By Tom Larson
The City of Morris will once again review parking regulations on residential streets near the University of Minnesota, Morris.
The City Council on Tuesday directed City Attorney Charles Glasrud to work with Morris Police and UMM officials to devise workable parking procedures and ways for law enforcement to manage them.
City Manager Blaine Hill and Morris Chief of Police Jim Beauregard addressed the issue at a meeting earlier this month, and on Tuesday the council asked Glasrud to meet with UMM officials about off-street parking and possible ways to urge more drivers to use campus parking lots.
Currently, the areas near the campus are posted for three-hour parking and resident-only parking. But both are difficult to enforce.
Resident-only parking forces officers to determine which vehicles belong to residents, and Hill stated he didn't believe it would be enforceable in court. Three-hour parking requires officers to continually mark vehicles as they come and go. The limit also doesn't competely solve a lack of parking for residents, and they, too, would be required to move their cars regularly.
Fines will be discussed, and Hill said the most important aspect is making sure any parking plans are "legal and enforceable." He also hinted in a memo to the council that a pat solution might not be entirely possible.

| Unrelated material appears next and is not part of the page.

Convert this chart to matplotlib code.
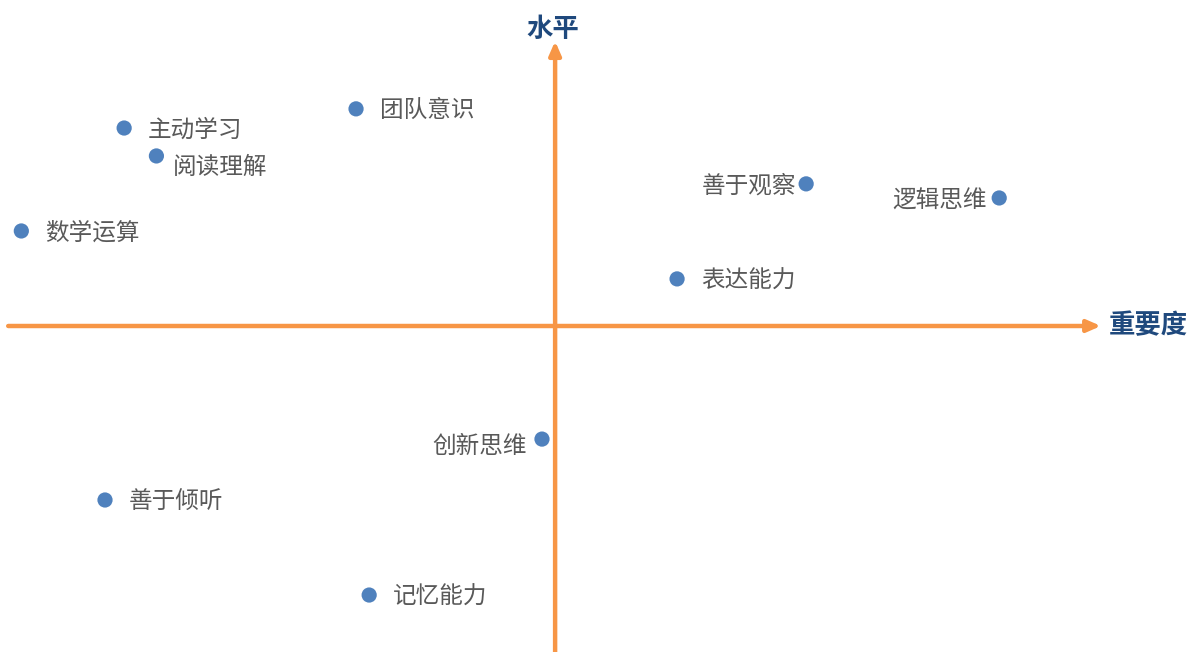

"I think the unspoken issue is that people live next to the university and you can't change that," Hill stated. "You are going to have a tremendous amount of activity around the university and at some point you have to live with it."
There are no alleys behind houses between Second and Third streets and on Columbia to College avenues, and residents don't have much parking space in front. The problem is exacerbated if a resident has a trailer or equipment, Hill said.
In other council business:
The council chose to not pursue building a bike path extension on Morris' west side near Highway 28.
Residents in the neighborhood on West 4th Street have been asking for some time to have the bike path extended along Highway 28 to West 3rd Avenue.
However, the Minnesota Department of Transportation controls the right of way and stated in a July 2007 memo that it saw no need for an extension to the existing trail.
Without MnDOT approval, the city is unable to do the work, even if funds were made available, Hill said.
The council did consider an option for a sidewalk or a boulevard bike path -- which at 8-feet wide would be significantly more expensive than a 5-foot sidewalk. However, all costs for sidewalks typically are assessed to property owners. If the city adopted a similar stance to that used on Columbia Avenue, property owners still would be assessed about 50 percent of the costs unless grant money could be found, Hill said.
The council heard from homeowner Jim Storck about a possible nuisance property next to his.
Storck complained of litter, broken glass, uncollected bags of garbage and a lawn that is rarely mowed.
City officials have talked to the tenants of the property, as well as a caretaker and the owner. However, the city must first respond to three calls about nuisance properties before citations can be issued.
Hill said property owners are frustrated by the drawn-out process, adding that he'd like to determine if citations could legally be issued immediately if a property is considered a nuisance.
"We have to find a procedure that works, that's on-the-spot," Hill said.
Glasrud and Hill will examine the issue further and report to the council in the future.